Spiritual Places Without and Within
May. 8th, 2014 10:47 am![[personal profile]](https://www.dreamwidth.org/img/silk/identity/user.png)
Originally published at Ekunyi's Embers. You can comment here or there.
I will not live the live my parents led, and I am fine with this. As musician, artist, and scholar, hopefully someday counselor, my home will not compare with the home of two lawyers that I grew up in: again, I am fine with this. My home is huge in comparison with the homes of many. Three rooms full of instruments and art and books. My home is open to those friends and family who need shelter. My home is full to brimming with the affection between two human-bodied and two feline-bodied people. There is space in my home for the ancestors to visit, if they choose, a small space always left for a father, two grandfathers, and any other relations to drop by in whatever form they might take. There is space in my home for gods and spirits, a Kemetic shrine and animist altar well tended in separate rooms for separate moments of worship.
My home exists in the liminality of the mountains and the city. Sturdy brick with nearly 70 years to its name surrounds me, with human neighbors above and below. Yet the deer walk the small patch of woods behind my home, as do chipmunk and squirrel. The robins greet me in the warmer months, the crows laugh when the weather begins to cool. Wild turkeys occasionally posit themselves directly in front of my car, reminding me that nothing is so important that it can’t wait a few more minutes for them to strut on by.
In my mind my “territory” extends about a mile east, to the avenue that holds both my favorite cafe and my nearest big park. I wrote my masters thesis, in its entirety, in the local, family-run coffee shop. I know the people there better than I do the ones in my own building. After working and writing for hours on end, I can walk up the same street to my park, get lost in the trails that during summer are shielded from any roads. I can view the Allegheny river from here, greet a broader range of avian life: mallard ducks, Canadian geese, chickadees, blue jays, cardinals, red-winged blackbirds, grackle… the list goes on. Only recently, courtesy of the animist course I’ve been taking, have I looked on a smaller scale. Ants, wee spiders hiding in the bark, inch worms, lady bugs… a world I’ve not given nearly enough notice to. The plants as well: a newly acquired Kindle has allowed me to download a guide to the wildflowers and trees. My goal is to know the park that has given me such joy since I claimed Pittsburgh as my new home three years ago. I owe it that much, if not more.
Yet my home extends beyond this physical space. My heart strings are taut. The core, bass strings are drawn out of love and duty to my parents and Maryland; these are also pulled fiercely to Texas where my sister, best friend, and heart-kin lives with zir mate. Higher pitched strands guide my soul to Colorado, North Carolina, Illinois, and West Virginia. These are the homes of friends, family; so many loved ones I cannot ever see nearly enough for my own liking. Pittsburgh remains within driving distance of many of these places, and I am grateful for that.
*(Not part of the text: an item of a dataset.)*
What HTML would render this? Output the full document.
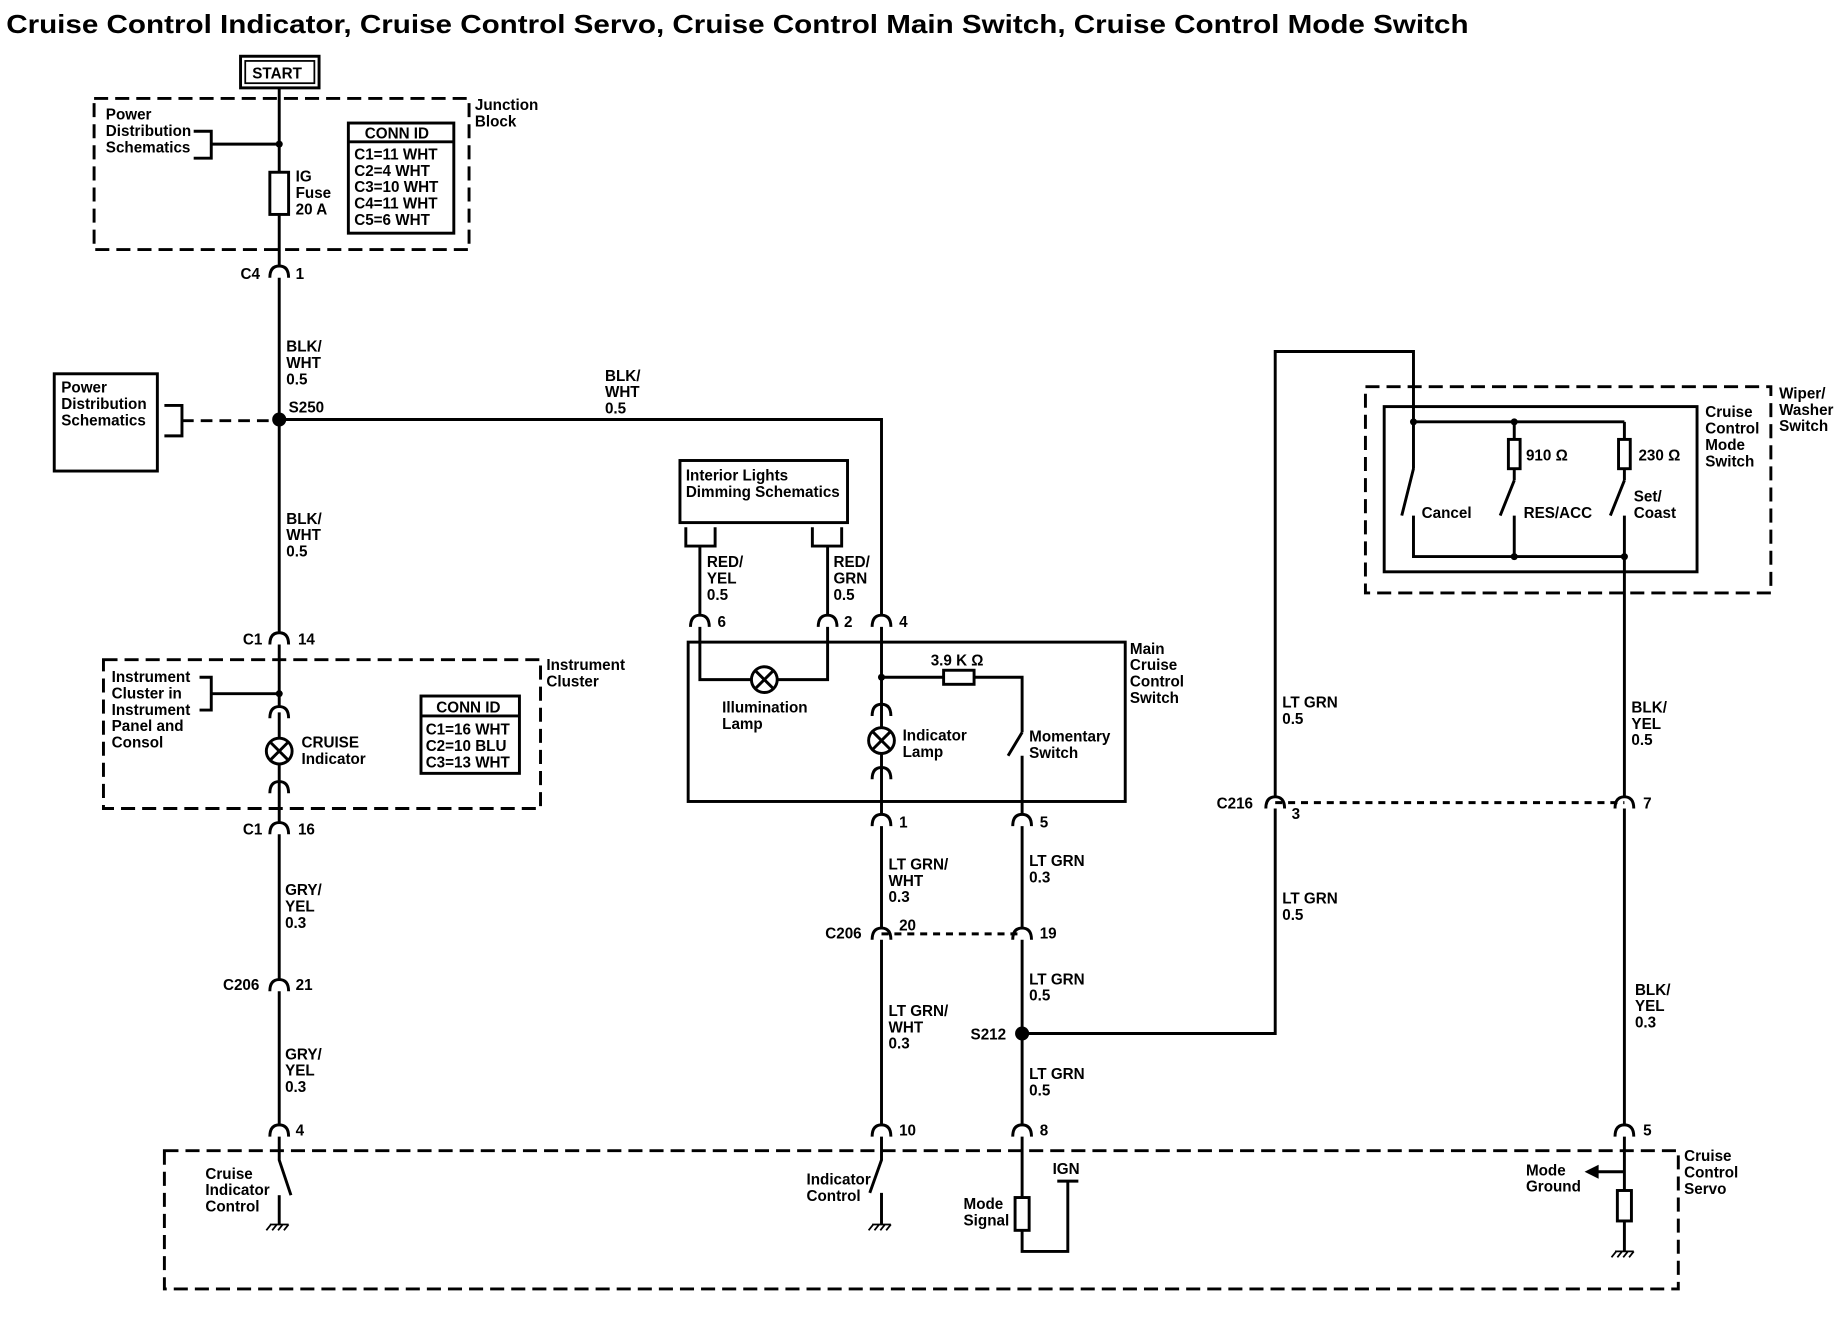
<!DOCTYPE html>
<html><head><meta charset="utf-8"><style>
html,body{margin:0;padding:0;background:#fff}
svg{display:block}
text{font-family:"Liberation Sans",Arial,sans-serif;font-size:13px;font-weight:bold;fill:#000}
</style></head><body>
<svg width="1838" height="1344" viewBox="0 0 1568 1147" xmlns="http://www.w3.org/2000/svg">
<defs>
<g id="cn"><path d="M-8,5 Q-8,-5 0,-5 Q8,-5 8,5" fill="none" stroke="#000" stroke-width="2.5"/></g>
<g id="lamp"><circle r="11" fill="#fff" stroke="#000" stroke-width="2.5"/><path d="M-7,-7L7,7M-7,7L7,-7" stroke="#000" stroke-width="2.5"/></g>
<g id="gnd"><path d="M-8,0H8M-7,0l-4,5M-2,0l-4,5M3,0l-4,5M8,0l-4,5" stroke="#000" stroke-width="1.5" fill="none"/></g>
</defs>
<text x="5" y="28" style="font-size:22px" textLength="1248" lengthAdjust="spacingAndGlyphs">Cruise Control Indicator, Cruise Control Servo, Cruise Control Main Switch, Cruise Control Mode Switch</text>
<g fill="none" stroke="#000" stroke-width="2.5">
<rect x="205" y="48" width="67" height="27"/><rect x="209" y="52" width="59" height="19" stroke-width="1.5"/>
<path d="M238,75V227M238,237V540M238,550V603M238,608V677M238,677V702M238,712V836M238,846V960M238,970V990l10,30"/>
<path d="M238,1020V1045"/>
<rect x="80" y="84" width="320" height="129" stroke-dasharray="12,6"/>
<path d="M165,112h15v23h-15M180,123H238"/>
<rect x="230" y="147" width="16" height="36" fill="#fff"/>
<rect x="297" y="105" width="90" height="94"/><path d="M297,121H387"/>
<rect x="46" y="319" width="88" height="83"/>
<path d="M140,346h15v26h-15"/>
<path d="M155,359H238" stroke-dasharray="10,6"/>
<path d="M238,358H752V525M752,535V695M752,705V792M752,802V960M752,970V990l-10,28M752,1018V1045"/>
<rect x="88" y="563" width="373" height="127" stroke-dasharray="12,6"/>
<path d="M170,578h10v28h-10M180,592H238"/>
<rect x="359" y="594" width="84" height="66"/><path d="M359,611H443"/>
<rect x="580" y="393" width="143" height="53"/>
<path d="M585,450v16h25v-16M693,450v16h25v-16M597,466V525M706,466V525"/>
<path d="M597,535V580H706V535"/>
<rect x="587" y="548" width="373" height="136"/>
<path d="M752,578H805M831,578H872V625M860,645l12,-20M872,645V695"/>
<rect x="805" y="572" width="26" height="12"/>
<path d="M872,705V792M872,802V960M872,970V1022M872,1050V1068H911V1008M902,1008H920"/>
<rect x="866" y="1022" width="12" height="28" fill="#fff"/>
<path d="M752,797H872M1088,685H1386" stroke-dasharray="6,5"/>
<path d="M872,882H1088V690M1088,680V300H1206V360"/>
<rect x="1165" y="330" width="346" height="176" stroke-dasharray="12,6"/>
<rect x="1181" y="347" width="267" height="141"/>
<path d="M1206,360H1386M1206,360V400M1196,440l10,-40M1206,440V475H1386M1292,360V375M1292,400V410M1280,440l12,-30M1292,440V475M1386,360V375M1386,400V410M1374,440l12,-30M1386,440V680M1386,690V960M1386,970V1016M1386,1042V1068"/>
<rect x="1287" y="375" width="10" height="25" fill="#fff"/><rect x="1381" y="375" width="10" height="25" fill="#fff"/>
<rect x="1380" y="1016" width="12" height="26" fill="#fff"/>
<path d="M1386,1000H1362"/>
<rect x="140" y="982" width="1292" height="118" stroke-dasharray="12,6"/>
</g>
<path d="M1352,1000l12,-6v12z" fill="#000"/>
<g fill="#000"><circle cx="238" cy="358" r="6"/><circle cx="872" cy="882" r="6"/><circle cx="238" cy="123" r="3"/><circle cx="238" cy="592" r="3"/><circle cx="752" cy="578" r="3"/><circle cx="1206" cy="360" r="3"/><circle cx="1292" cy="360" r="3"/><circle cx="1292" cy="475" r="3"/><circle cx="1386" cy="475" r="3"/></g>
<use href="#cn" x="238" y="232"/><use href="#cn" x="238" y="545"/><use href="#cn" x="238" y="608"/><use href="#cn" x="238" y="672"/><use href="#cn" x="238" y="707"/><use href="#cn" x="238" y="841"/><use href="#cn" x="238" y="965"/>
<use href="#cn" x="597" y="530"/><use href="#cn" x="706" y="530"/><use href="#cn" x="752" y="530"/>
<use href="#cn" x="752" y="606"/><use href="#cn" x="752" y="660"/>
<use href="#cn" x="752" y="700"/><use href="#cn" x="872" y="700"/><use href="#cn" x="752" y="797"/><use href="#cn" x="872" y="797"/>
<use href="#cn" x="752" y="965"/><use href="#cn" x="872" y="965"/><use href="#cn" x="1088" y="685"/><use href="#cn" x="1386" y="685"/><use href="#cn" x="1386" y="965"/>
<use href="#lamp" x="238" y="641"/><use href="#lamp" x="652" y="580"/><use href="#lamp" x="752" y="632"/>
<use href="#gnd" x="238" y="1045"/><use href="#gnd" x="752" y="1045"/><use href="#gnd" x="1386" y="1068"/>
<text x="215" y="67">START</text>
<text x="405" y="94">Junction</text><text x="405" y="108">Block</text>
<text x="90" y="102">Power</text><text x="90" y="116">Distribution</text><text x="90" y="130">Schematics</text>
<text x="252" y="155">IG</text><text x="252" y="169">Fuse</text><text x="252" y="183">20 A</text>
<text x="311" y="118">CONN ID</text><text x="302" y="136">C1=11 WHT</text><text x="302" y="150">C2=4 WHT</text><text x="302" y="164">C3=10 WHT</text><text x="302" y="178">C4=11 WHT</text><text x="302" y="192">C5=6 WHT</text>
<text x="205" y="238">C4</text><text x="252" y="238">1</text>
<text x="244" y="300">BLK/</text><text x="244" y="314">WHT</text><text x="244" y="328">0.5</text>
<text x="52" y="335">Power</text><text x="52" y="349">Distribution</text><text x="52" y="363">Schematics</text>
<text x="246" y="352">S250</text>
<text x="516" y="325">BLK/</text><text x="516" y="339">WHT</text><text x="516" y="353">0.5</text>
<text x="244" y="447">BLK/</text><text x="244" y="461">WHT</text><text x="244" y="475">0.5</text>
<text x="207" y="550">C1</text><text x="254" y="550">14</text>
<text x="466" y="572">Instrument</text><text x="466" y="586">Cluster</text>
<text x="95" y="582">Instrument</text><text x="95" y="596">Cluster in</text><text x="95" y="610">Instrument</text><text x="95" y="624">Panel and</text><text x="95" y="638">Consol</text>
<text x="257" y="638">CRUISE</text><text x="257" y="652">Indicator</text>
<text x="372" y="608">CONN ID</text><text x="363" y="627">C1=16 WHT</text><text x="363" y="641">C2=10 BLU</text><text x="363" y="655">C3=13 WHT</text>
<text x="207" y="712">C1</text><text x="254" y="712">16</text>
<text x="243" y="764">GRY/</text><text x="243" y="778">YEL</text><text x="243" y="792">0.3</text>
<text x="190" y="845">C206</text><text x="252" y="845">21</text>
<text x="243" y="904">GRY/</text><text x="243" y="918">YEL</text><text x="243" y="932">0.3</text>
<text x="252" y="969">4</text>
<text x="585" y="410">Interior Lights</text><text x="585" y="424">Dimming Schematics</text>
<text x="603" y="484">RED/</text><text x="603" y="498">YEL</text><text x="603" y="512">0.5</text>
<text x="711" y="484">RED/</text><text x="711" y="498">GRN</text><text x="711" y="512">0.5</text>
<text x="612" y="535">6</text><text x="720" y="535">2</text><text x="767" y="535">4</text>
<text x="964" y="558">Main</text><text x="964" y="572">Cruise</text><text x="964" y="586">Control</text><text x="964" y="600">Switch</text>
<text x="794" y="568">3.9 K Ω</text>
<text x="616" y="608">Illumination</text><text x="616" y="622">Lamp</text>
<text x="770" y="632">Indicator</text><text x="770" y="646">Lamp</text>
<text x="878" y="633">Momentary</text><text x="878" y="647">Switch</text>
<text x="767" y="706">1</text><text x="887" y="706">5</text>
<text x="758" y="742">LT GRN/</text><text x="758" y="756">WHT</text><text x="758" y="770">0.3</text>
<text x="878" y="739">LT GRN</text><text x="878" y="753">0.3</text>
<text x="704" y="801">C206</text><text x="767" y="794">20</text><text x="887" y="801">19</text>
<text x="878" y="840">LT GRN</text><text x="878" y="854">0.5</text>
<text x="758" y="867">LT GRN/</text><text x="758" y="881">WHT</text><text x="758" y="895">0.3</text>
<text x="828" y="887">S212</text>
<text x="878" y="921">LT GRN</text><text x="878" y="935">0.5</text>
<text x="767" y="969">10</text><text x="887" y="969">8</text>
<text x="1518" y="340">Wiper/</text><text x="1518" y="354">Washer</text><text x="1518" y="368">Switch</text>
<text x="1455" y="356">Cruise</text><text x="1455" y="370">Control</text><text x="1455" y="384">Mode</text><text x="1455" y="398">Switch</text>
<text x="1302" y="393">910 Ω</text><text x="1398" y="393">230 Ω</text>
<text x="1213" y="442">Cancel</text><text x="1300" y="442">RES/ACC</text><text x="1394" y="428">Set/</text><text x="1394" y="442">Coast</text>
<text x="1094" y="604">LT GRN</text><text x="1094" y="618">0.5</text>
<text x="1392" y="608">BLK/</text><text x="1392" y="622">YEL</text><text x="1392" y="636">0.5</text>
<text x="1038" y="690">C216</text><text x="1102" y="699">3</text><text x="1402" y="690">7</text>
<text x="1094" y="771">LT GRN</text><text x="1094" y="785">0.5</text>
<text x="1395" y="849">BLK/</text><text x="1395" y="863">YEL</text><text x="1395" y="877">0.3</text>
<text x="1402" y="969">5</text>
<text x="1437" y="991">Cruise</text><text x="1437" y="1005">Control</text><text x="1437" y="1019">Servo</text>
<text x="175" y="1006">Cruise</text><text x="175" y="1020">Indicator</text><text x="175" y="1034">Control</text>
<text x="688" y="1011">Indicator</text><text x="688" y="1025">Control</text>
<text x="898" y="1002">IGN</text>
<text x="822" y="1032">Mode</text><text x="822" y="1046">Signal</text>
<text x="1302" y="1003">Mode</text><text x="1302" y="1017">Ground</text>
</svg>
</body></html>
For the places more distant, it grants me compensation: in being near other spaces important to those I love, it gives me the option to see them when they travel. It also provides me both the water I grew up with, albeit three mighty rivers instead of the one great Bay, and gods bless it for the mountains.
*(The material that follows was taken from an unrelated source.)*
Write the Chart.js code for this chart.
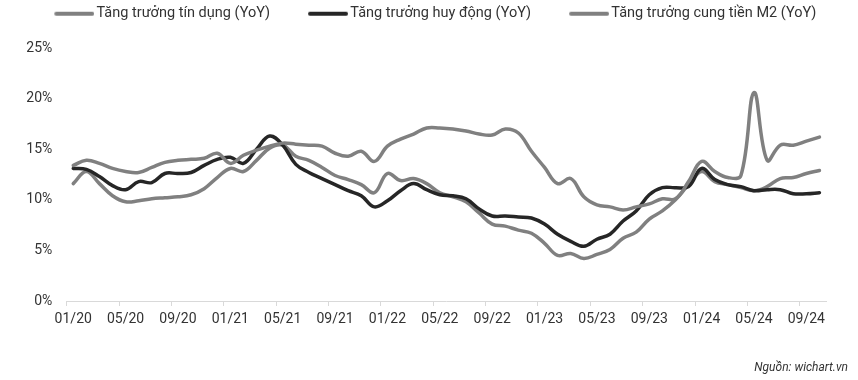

It is unsurprising to me that the places I travel in my meditative journeying efforts reflect the reality of the physical that feeds my soul. My internal temple, while Kemetic in design, was built within a natural clearing in a vast forest. It is near a great river where I work with Heqat and Hatmehyt, and the forest itself is rolling and wild, a part of some unknown mountainous region in my mind. I run the woods with deer and hound, I soar above the trees and see great valleys and other, unknown tributaries with Great Horned Owl. As my physical self, I seek similar places out in my actual travels. I clean litter from the aforementioned park when I visit, trying to protect what small corner of my ecosystem is within my neighborhood, my little human territory.
I would shrivel up without access to the woods, the water, the birds and the green. It is as much a part of my spiritual life as ritual and prayer.